Silicon (Si) is a fundamental element found in nearly every corner of our physical environment. It is the second most abundant element in the Earth’s crust, primarily existing in minerals like sand and quartz (silicon dioxide). While most people encounter silicon through its use in electronics, its classification—whether it is a metal or a nonmetal—is more complex than it appears. Understanding this classification reveals why silicon is indispensable to modern technology.
How Elements Are Classified
The periodic table organizes all elements into broad categories based on shared physical and chemical characteristics, primarily distinguishing between metals and nonmetals.
Metals are characterized by a lustrous appearance, high density, and a solid state at room temperature (except mercury). They are excellent conductors of heat and electricity, and possess the ability to be hammered into thin sheets (malleability) or drawn into wires (ductility). Chemically, metals tend to lose electrons during reactions, forming positive ions.
Nonmetals possess the opposite traits, often appearing dull and lacking a reflective sheen. When solid, they are brittle and shatter rather than bend or deform. Nonmetals are poor conductors of both heat and electricity and tend to gain electrons in chemical reactions to form negative ions. The vast majority of elements fit cleanly into one of these two categories. However, a select few exist on the boundary, exhibiting a confusing mix of these defining properties.
Silicon’s Dual Nature
In its pure, crystalline form, Silicon exhibits a distinct blue-gray metallic luster, causing it to outwardly resemble a metal. It is a solid with a high melting point, which is typical of many metallic elements. Furthermore, it conducts heat better than most nonmetals, contributing to its metal-like physical profile.
However, Silicon also possesses definitive nonmetallic properties that prevent it from being a true metal. Unlike malleable and ductile metals, pure Silicon is extremely brittle and fractures easily when subjected to stress. Its electrical conductivity is the most telling property; while it can conduct electricity, it does so poorly at room temperature compared to true metals like copper or silver. This places its conductivity in a unique intermediate range.
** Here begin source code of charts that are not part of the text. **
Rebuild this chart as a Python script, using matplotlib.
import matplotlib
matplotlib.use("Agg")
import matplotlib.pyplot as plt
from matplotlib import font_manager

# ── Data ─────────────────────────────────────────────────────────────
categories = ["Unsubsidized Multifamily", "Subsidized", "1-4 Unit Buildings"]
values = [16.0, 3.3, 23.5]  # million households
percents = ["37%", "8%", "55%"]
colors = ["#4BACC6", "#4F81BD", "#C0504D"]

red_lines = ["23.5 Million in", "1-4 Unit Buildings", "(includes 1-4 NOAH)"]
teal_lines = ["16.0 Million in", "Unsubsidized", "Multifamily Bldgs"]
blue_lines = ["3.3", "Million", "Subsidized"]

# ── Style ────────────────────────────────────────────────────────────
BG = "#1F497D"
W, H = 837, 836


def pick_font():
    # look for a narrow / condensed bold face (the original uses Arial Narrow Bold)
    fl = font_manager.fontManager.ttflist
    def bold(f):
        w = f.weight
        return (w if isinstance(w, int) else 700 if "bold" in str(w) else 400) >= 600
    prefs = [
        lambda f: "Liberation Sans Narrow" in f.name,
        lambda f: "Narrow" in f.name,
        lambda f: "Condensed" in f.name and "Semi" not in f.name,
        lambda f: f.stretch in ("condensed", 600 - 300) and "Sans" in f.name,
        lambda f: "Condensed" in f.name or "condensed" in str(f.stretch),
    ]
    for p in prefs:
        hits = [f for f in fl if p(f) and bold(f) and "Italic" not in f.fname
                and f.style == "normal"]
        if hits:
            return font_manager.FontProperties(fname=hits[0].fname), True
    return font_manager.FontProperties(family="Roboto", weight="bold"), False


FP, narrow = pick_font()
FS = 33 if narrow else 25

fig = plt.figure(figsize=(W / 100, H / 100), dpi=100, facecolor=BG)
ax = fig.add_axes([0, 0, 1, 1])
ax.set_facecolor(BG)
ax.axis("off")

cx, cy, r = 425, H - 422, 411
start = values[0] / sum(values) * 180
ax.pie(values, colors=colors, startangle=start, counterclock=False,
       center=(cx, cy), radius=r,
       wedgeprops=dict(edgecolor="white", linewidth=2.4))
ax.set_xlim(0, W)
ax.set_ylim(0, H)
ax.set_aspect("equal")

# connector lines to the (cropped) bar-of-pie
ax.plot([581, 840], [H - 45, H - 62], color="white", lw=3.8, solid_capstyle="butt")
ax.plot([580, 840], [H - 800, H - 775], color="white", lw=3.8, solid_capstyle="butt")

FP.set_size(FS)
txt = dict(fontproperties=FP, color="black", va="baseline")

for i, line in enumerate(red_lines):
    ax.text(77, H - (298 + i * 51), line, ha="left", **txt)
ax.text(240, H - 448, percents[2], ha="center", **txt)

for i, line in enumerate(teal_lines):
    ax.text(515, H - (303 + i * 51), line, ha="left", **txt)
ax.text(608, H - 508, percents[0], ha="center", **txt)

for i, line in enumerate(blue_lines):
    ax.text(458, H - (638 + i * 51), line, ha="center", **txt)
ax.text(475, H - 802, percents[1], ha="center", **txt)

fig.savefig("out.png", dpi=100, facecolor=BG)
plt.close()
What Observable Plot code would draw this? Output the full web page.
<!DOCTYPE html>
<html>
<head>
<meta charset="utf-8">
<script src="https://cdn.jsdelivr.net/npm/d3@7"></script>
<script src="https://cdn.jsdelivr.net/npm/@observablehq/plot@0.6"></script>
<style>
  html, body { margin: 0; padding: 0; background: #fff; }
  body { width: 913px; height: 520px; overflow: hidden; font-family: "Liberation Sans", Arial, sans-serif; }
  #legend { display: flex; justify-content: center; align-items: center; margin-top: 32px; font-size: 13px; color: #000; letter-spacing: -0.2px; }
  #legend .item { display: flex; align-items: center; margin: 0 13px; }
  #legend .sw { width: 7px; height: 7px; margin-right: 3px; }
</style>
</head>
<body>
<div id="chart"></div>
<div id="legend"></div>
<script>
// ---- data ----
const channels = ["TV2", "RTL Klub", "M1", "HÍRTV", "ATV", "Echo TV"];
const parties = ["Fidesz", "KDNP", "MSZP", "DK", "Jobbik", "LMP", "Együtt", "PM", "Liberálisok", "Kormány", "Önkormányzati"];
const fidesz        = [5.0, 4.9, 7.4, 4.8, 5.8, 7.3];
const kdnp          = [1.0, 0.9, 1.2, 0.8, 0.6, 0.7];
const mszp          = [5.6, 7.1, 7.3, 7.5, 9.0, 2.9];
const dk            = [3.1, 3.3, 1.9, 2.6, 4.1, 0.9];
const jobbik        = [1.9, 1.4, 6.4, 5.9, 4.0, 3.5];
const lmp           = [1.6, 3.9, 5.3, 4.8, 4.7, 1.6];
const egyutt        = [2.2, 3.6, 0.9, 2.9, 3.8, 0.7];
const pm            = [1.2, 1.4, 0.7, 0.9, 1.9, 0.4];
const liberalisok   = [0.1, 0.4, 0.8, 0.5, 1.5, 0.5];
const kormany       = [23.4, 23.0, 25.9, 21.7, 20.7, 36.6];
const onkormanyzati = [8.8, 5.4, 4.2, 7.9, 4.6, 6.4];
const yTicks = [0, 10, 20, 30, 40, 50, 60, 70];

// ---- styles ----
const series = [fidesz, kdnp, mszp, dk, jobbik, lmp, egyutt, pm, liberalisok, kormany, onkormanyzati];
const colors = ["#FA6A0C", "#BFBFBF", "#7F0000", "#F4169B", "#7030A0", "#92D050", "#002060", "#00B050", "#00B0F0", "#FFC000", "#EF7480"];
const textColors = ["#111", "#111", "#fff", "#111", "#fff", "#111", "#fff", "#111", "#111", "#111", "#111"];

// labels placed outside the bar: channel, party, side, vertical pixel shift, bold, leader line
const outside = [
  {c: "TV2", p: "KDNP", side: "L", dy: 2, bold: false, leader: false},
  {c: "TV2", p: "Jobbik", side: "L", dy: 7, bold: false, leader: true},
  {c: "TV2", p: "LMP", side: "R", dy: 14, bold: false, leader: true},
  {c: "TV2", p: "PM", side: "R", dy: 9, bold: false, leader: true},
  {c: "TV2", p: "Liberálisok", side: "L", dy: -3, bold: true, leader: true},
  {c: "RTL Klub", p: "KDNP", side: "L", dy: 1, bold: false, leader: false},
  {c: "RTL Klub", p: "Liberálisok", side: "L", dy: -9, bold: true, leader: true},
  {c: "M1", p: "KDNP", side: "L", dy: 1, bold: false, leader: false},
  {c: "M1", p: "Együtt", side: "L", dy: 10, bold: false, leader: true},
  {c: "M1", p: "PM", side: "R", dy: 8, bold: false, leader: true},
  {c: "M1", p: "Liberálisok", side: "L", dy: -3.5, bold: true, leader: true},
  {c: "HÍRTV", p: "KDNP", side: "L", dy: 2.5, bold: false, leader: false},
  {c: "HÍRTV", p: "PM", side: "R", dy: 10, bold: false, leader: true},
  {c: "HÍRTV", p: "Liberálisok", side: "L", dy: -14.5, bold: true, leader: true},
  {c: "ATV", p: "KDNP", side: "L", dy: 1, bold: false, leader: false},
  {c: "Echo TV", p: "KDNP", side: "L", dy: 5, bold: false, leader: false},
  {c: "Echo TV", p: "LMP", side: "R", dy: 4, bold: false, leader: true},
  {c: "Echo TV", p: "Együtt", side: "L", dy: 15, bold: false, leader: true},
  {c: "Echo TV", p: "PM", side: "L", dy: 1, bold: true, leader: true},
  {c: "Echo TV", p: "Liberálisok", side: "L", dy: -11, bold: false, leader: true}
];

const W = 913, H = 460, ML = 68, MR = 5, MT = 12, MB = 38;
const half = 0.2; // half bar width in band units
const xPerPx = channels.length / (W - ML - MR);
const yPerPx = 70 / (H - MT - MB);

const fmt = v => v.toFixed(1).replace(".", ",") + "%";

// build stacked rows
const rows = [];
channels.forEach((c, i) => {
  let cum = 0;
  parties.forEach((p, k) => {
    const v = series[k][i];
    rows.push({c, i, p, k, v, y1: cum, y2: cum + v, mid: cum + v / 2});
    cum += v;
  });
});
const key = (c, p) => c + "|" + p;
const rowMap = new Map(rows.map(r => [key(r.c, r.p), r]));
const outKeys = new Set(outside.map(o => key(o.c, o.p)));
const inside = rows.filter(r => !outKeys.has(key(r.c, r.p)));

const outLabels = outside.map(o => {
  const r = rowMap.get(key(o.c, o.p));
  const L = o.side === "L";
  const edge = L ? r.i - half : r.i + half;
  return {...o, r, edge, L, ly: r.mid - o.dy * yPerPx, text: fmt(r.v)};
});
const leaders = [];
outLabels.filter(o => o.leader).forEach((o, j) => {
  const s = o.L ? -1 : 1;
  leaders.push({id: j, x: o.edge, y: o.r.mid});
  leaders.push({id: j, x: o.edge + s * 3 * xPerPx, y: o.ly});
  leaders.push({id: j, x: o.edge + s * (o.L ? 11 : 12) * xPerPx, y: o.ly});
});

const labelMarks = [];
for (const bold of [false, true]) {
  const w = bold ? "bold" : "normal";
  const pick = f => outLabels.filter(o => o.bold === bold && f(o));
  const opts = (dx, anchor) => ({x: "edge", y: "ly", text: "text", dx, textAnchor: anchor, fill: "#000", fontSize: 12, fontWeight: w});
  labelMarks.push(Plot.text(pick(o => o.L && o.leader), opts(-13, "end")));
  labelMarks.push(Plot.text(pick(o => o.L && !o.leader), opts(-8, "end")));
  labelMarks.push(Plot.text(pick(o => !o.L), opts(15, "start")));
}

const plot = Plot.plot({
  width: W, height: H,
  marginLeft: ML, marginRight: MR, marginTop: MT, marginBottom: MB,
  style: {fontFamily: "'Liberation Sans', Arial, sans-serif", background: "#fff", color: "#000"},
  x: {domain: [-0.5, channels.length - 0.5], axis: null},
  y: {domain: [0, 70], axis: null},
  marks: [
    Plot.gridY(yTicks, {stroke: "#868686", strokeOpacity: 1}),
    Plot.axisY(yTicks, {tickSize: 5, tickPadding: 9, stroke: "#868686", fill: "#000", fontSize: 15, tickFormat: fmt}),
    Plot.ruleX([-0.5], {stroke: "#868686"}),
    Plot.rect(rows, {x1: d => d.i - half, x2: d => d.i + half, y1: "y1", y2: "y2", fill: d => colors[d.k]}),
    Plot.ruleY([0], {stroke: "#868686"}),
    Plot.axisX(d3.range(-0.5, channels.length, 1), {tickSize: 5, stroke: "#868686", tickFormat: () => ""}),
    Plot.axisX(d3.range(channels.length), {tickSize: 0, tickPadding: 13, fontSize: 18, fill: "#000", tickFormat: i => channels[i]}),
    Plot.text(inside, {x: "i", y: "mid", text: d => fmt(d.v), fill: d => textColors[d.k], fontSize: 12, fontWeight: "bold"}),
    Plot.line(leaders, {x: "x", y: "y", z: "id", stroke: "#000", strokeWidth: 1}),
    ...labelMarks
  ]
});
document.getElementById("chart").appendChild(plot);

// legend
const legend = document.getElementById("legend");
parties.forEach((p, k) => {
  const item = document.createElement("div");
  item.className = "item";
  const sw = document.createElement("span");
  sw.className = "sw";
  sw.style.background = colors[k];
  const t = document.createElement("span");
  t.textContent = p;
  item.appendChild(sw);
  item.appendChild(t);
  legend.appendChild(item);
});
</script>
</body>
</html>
The Metalloid Verdict and Its Technological Role
The definitive classification for Silicon is a metalloid, sometimes called a semimetal. A metalloid exhibits a mix of both metallic and nonmetallic characteristics and is located on the periodic table along a “stair-step” line separating metals from nonmetals. This intermediate classification captures Silicon’s blend of a metallic appearance with nonmetallic brittleness.
The most impactful consequence of Silicon’s metalloid status is its function as a semiconductor. A semiconductor’s electrical conductivity can be precisely controlled by introducing trace amounts of impurities, a process known as doping. For example, adding elements like phosphorus or boron allows silicon to conduct electricity under specific conditions, enabling it to switch between conducting and insulating states. This ability to tune conductivity makes Silicon the fundamental material for manufacturing modern microchips, transistors, and integrated circuits.